Following injury or disease, an organism undergoes a variety of (natural or induced) processes to direct cells, tissues and cellular processes towards healing and eventually regeneration. These processes generally involve growth factors (GFs), substances that control cell function through the activation of specific signalling pathways and that are capable of stimulating cellular growth, proliferation, and cellular differentiation.
rhBMP-2 is a powerful growth factor that is essential in tissue morphogenesis and is utilised to promote bone growth in trauma, spine and maxillofacial clinical applications. Current clinical delivery has however encountered serious complications associated with the high doses used.
The technology is based on synthetic materials that allow the simultaneous and co-localised signalling between growth factor receptors and integrins. These polymeric materials organise fibronectin (FN), an important protein of the extracellular matrix, and sequester rhBMP-2 in synergy with the integrin binding region to direct stem cell differentiation in vitro.
In vitro testing and animal models have demonstrated that this new technology enhances bone regeneration and vascularisation with much lower and safer rhBMP-2 doses (< 5 mg/cm3). Results are comparable to the higher doses used currently in the clinic (~ 1.5 mg/cm3), which makes the technology robust in terms of safety, effectiveness and economically competitive to current commercially available products.
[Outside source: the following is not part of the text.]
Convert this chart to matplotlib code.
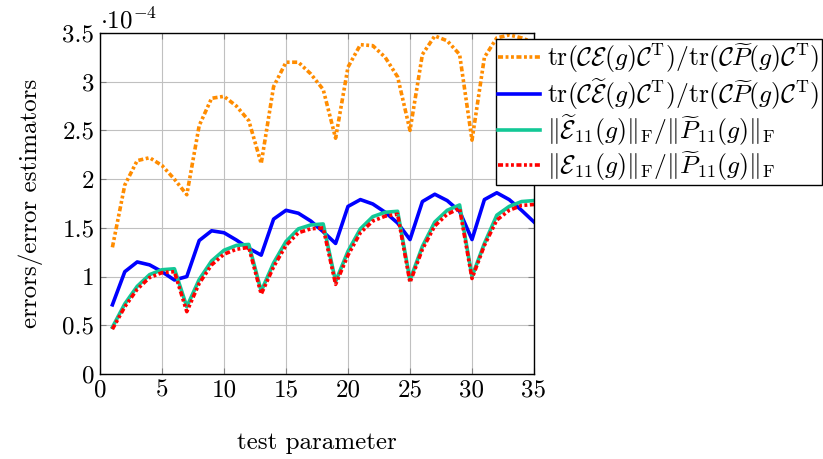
import matplotlib
matplotlib.use("Agg")
import matplotlib.pyplot as plt
from matplotlib.ticker import FuncFormatter, MultipleLocator

plt.rcParams['font.family'] = 'serif'
plt.rcParams['font.serif'] = ['cmr10']
plt.rcParams['mathtext.fontset'] = 'cm'
plt.rcParams['axes.unicode_minus'] = False

x = list(range(1, 36))
trace_true = [1.30, 1.94, 2.19, 2.22, 2.14, 2.00, 1.84, 2.55, 2.83, 2.85, 2.75, 2.60, 2.16,
              2.95, 3.20, 3.20, 3.08, 2.92, 2.42, 3.15, 3.38, 3.37, 3.25, 3.05, 2.50,
              3.28, 3.47, 3.42, 3.28, 2.40, 3.25, 3.45, 3.48, 3.45, 3.40]
trace_est = [0.71, 1.05, 1.15, 1.12, 1.05, 0.965, 1.00, 1.37, 1.47, 1.45, 1.375, 1.29, 1.22,
             1.59, 1.68, 1.65, 1.57, 1.46, 1.34, 1.72, 1.79, 1.745, 1.66, 1.55, 1.38,
             1.77, 1.845, 1.78, 1.67, 1.38, 1.79, 1.86, 1.79, 1.68, 1.56]
fro_est = [0.48, 0.72, 0.90, 1.02, 1.07, 1.08, 0.69, 0.97, 1.16, 1.27, 1.32, 1.33, 0.85,
           1.14, 1.36, 1.49, 1.53, 1.54, 0.95, 1.26, 1.49, 1.615, 1.66, 1.67, 0.965,
           1.31, 1.56, 1.68, 1.735, 1.00, 1.34, 1.63, 1.72, 1.77, 1.78]
fro_true = [0.46, 0.69, 0.87, 0.99, 1.04, 1.05, 0.64, 0.93, 1.12, 1.23, 1.28, 1.30, 0.82,
            1.10, 1.32, 1.45, 1.49, 1.50, 0.92, 1.22, 1.45, 1.57, 1.62, 1.64, 0.94,
            1.28, 1.52, 1.64, 1.70, 0.98, 1.32, 1.58, 1.68, 1.73, 1.74]
scale = 1e-4

labels = [
    r'$\mathrm{tr}(\mathcal{C}\mathcal{E}(g)\mathcal{C}^{\mathrm{T}})/\mathrm{tr}(\mathcal{C}\widetilde{P}(g)\mathcal{C}^{\mathrm{T}})$',
    r'$\mathrm{tr}(\mathcal{C}\widetilde{\mathcal{E}}(g)\mathcal{C}^{\mathrm{T}})/\mathrm{tr}(\mathcal{C}\widetilde{P}(g)\mathcal{C}^{\mathrm{T}})$',
    r'$\Vert\widetilde{\mathcal{E}}_{11}(g)\Vert_{\mathrm{F}}/\Vert\widetilde{P}_{11}(g)\Vert_{\mathrm{F}}$',
    r'$\Vert\mathcal{E}_{11}(g)\Vert_{\mathrm{F}}/\Vert\widetilde{P}_{11}(g)\Vert_{\mathrm{F}}$',
]

fig = plt.figure(figsize=(8.23, 4.59), dpi=100)
ax = fig.add_axes([100/823, 1-374/459, 434/823, 341/459])

orange = '#ff8c00'
blue = '#0000ff'
green = '#12c896'
red = '#ff0000'
lw = 2.6
dd = (1.4, 0.7, 0.8, 0.7, 0.8, 0.7)

ax.plot(x, [v*scale for v in trace_true], color=orange, lw=lw, dashes=dd, label=labels[0])
ax.plot(x, [v*scale for v in trace_est], color=blue, lw=lw, label=labels[1])
ax.plot(x, [v*scale for v in fro_est], color=green, lw=lw, label=labels[2])
ax.plot(x, [v*scale for v in fro_true], color=red, lw=lw, dashes=dd, label=labels[3])

ax.set_xlim(0, 35)
ax.set_ylim(0, 3.5e-4)
ax.xaxis.set_major_locator(MultipleLocator(5))
ax.yaxis.set_major_locator(MultipleLocator(0.5e-4))
ax.yaxis.set_major_formatter(FuncFormatter(lambda v, p: '%g' % round(v/scale, 3)))
ax.grid(True, color='#c0c0c0', lw=0.8)
ax.set_axisbelow(True)
ax.tick_params(direction='in', top=True, right=True, length=4, width=0.8, labelsize=18,
               color='#808080', pad=4)
for s in ax.spines.values():
    s.set_linewidth(1.0)

ax.set_xlabel('test parameter', fontsize=18, labelpad=22)
ax.set_ylabel('errors/error estimators', fontsize=18, labelpad=14)
ax.text(0.0, 1.0, r'$\cdot 10^{-4}$', transform=ax.transAxes, fontsize=18, ha='left', va='bottom')

leg = fig.legend(loc='upper right', bbox_to_anchor=(0.999, 1-39/459), fontsize=18.5,
                 frameon=True, fancybox=False, edgecolor='black', framealpha=1,
                 handlelength=1.6, handletextpad=0.3, borderpad=0.1, labelspacing=0.05,
                 borderaxespad=0)
leg.get_frame().set_linewidth(1.0)

fig.savefig('out.png', dpi=100)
Current commercial uses of rhBMP-2 growth factor can be complicated, adsorbed in collagen sponges or other materials at high doses. The GF Synergy technology has been developed with these challenges in mind for easy integration into medical devices and implants manufacturing. The base materials can be manufactured in the form of biocompatible implantable constructs and orthobiology products. For regeneration applications the materials can be coated on bioabsorbable materials already commonly used in medical devices.